◆ SOURCE RECORDS
==========

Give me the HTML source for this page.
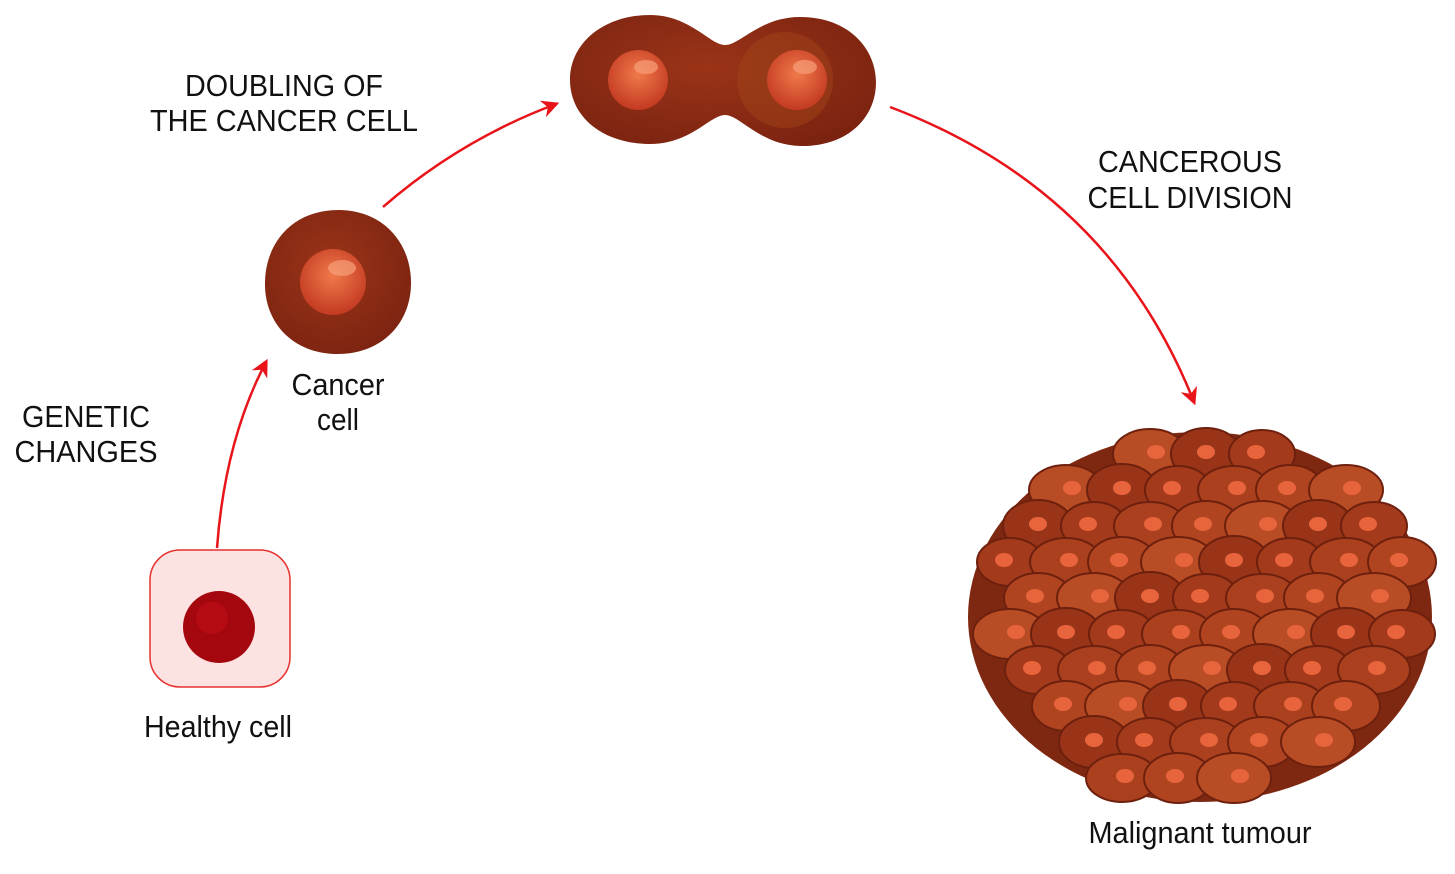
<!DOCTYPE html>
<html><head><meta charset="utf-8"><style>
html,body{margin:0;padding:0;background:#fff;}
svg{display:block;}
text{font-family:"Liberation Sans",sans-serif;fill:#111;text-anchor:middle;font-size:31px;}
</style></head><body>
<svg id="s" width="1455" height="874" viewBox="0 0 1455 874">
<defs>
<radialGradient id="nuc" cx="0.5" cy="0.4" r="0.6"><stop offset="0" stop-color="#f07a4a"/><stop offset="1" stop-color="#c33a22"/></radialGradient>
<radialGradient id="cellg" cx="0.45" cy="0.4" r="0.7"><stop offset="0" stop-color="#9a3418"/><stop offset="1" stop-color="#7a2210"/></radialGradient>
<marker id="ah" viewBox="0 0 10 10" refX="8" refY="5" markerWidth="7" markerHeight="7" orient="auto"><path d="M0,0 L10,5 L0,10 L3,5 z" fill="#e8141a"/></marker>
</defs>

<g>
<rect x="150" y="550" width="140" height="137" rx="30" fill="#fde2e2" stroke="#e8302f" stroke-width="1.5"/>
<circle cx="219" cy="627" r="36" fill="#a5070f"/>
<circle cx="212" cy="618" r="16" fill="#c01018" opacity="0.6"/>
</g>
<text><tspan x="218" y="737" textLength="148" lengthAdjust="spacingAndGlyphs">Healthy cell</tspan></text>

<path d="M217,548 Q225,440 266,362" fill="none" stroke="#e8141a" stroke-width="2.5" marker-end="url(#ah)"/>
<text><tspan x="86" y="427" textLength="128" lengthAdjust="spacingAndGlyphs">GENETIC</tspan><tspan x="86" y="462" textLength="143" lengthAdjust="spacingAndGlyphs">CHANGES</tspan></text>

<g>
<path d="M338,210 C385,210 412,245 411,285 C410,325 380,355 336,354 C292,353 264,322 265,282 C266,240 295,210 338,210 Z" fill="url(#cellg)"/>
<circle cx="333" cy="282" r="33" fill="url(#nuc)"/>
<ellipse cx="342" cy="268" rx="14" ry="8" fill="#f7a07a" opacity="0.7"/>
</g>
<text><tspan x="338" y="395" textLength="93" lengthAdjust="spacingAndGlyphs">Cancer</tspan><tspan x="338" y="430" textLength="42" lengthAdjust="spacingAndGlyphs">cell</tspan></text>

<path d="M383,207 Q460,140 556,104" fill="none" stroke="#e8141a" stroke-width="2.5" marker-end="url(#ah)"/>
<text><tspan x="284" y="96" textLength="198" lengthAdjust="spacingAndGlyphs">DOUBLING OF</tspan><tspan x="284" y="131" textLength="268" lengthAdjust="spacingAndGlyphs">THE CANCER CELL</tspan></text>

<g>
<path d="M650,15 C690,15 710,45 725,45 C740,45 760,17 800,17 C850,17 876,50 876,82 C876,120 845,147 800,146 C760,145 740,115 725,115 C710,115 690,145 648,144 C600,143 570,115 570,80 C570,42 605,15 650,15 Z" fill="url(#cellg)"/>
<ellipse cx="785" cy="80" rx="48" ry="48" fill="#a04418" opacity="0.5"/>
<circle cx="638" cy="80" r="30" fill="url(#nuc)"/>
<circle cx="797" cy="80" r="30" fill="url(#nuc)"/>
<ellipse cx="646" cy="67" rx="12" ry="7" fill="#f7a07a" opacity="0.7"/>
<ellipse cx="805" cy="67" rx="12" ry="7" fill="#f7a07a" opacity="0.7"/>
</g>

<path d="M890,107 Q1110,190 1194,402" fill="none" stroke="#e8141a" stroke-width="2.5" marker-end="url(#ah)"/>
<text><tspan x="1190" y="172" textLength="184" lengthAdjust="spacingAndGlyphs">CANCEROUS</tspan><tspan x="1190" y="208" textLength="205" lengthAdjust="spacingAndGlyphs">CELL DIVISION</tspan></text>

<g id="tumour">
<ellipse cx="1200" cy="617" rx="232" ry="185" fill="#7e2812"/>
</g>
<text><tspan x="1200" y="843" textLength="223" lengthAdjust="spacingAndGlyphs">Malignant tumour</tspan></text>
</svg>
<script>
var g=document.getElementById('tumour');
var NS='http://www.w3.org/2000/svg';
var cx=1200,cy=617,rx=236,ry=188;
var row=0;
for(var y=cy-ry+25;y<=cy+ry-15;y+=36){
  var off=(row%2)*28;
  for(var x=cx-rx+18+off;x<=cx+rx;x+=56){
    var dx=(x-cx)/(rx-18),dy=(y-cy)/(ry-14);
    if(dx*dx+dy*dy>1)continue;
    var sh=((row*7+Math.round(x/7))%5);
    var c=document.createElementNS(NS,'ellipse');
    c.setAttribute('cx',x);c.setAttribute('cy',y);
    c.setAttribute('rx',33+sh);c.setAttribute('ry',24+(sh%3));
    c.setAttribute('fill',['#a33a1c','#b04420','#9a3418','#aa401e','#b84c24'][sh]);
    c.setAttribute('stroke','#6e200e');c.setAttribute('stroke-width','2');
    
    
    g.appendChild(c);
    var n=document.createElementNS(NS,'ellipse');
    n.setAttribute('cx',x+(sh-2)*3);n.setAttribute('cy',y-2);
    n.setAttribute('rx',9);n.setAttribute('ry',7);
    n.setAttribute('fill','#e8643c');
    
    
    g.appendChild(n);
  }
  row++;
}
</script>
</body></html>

==========

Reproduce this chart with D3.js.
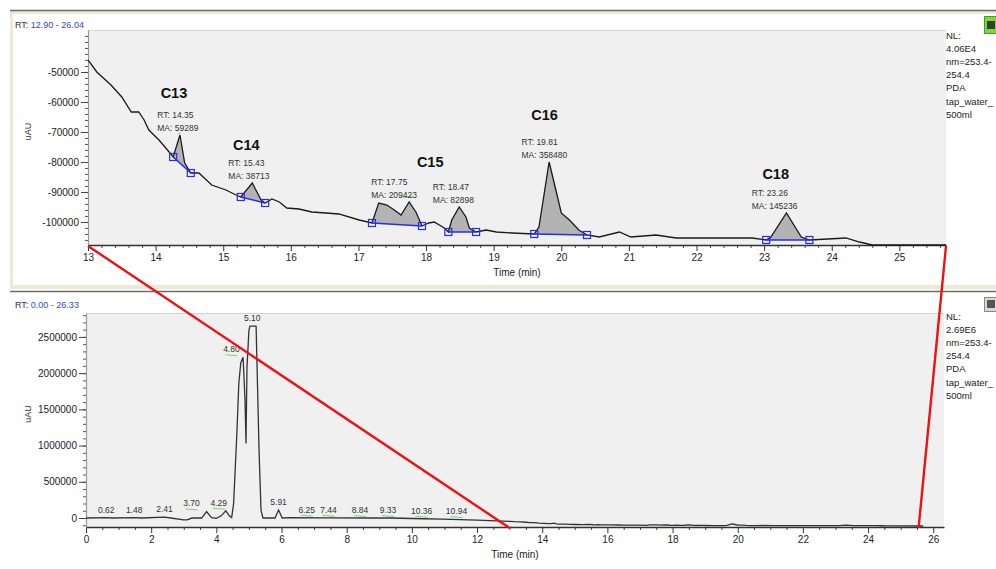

==========

◆ TASK DESCRIPTION
Look over the material above and show each line where "this" appears.

◆ SOLUTION TO THE PROBLEM
Give me the HTML source for this page.
Reproduce this chart with D3.js.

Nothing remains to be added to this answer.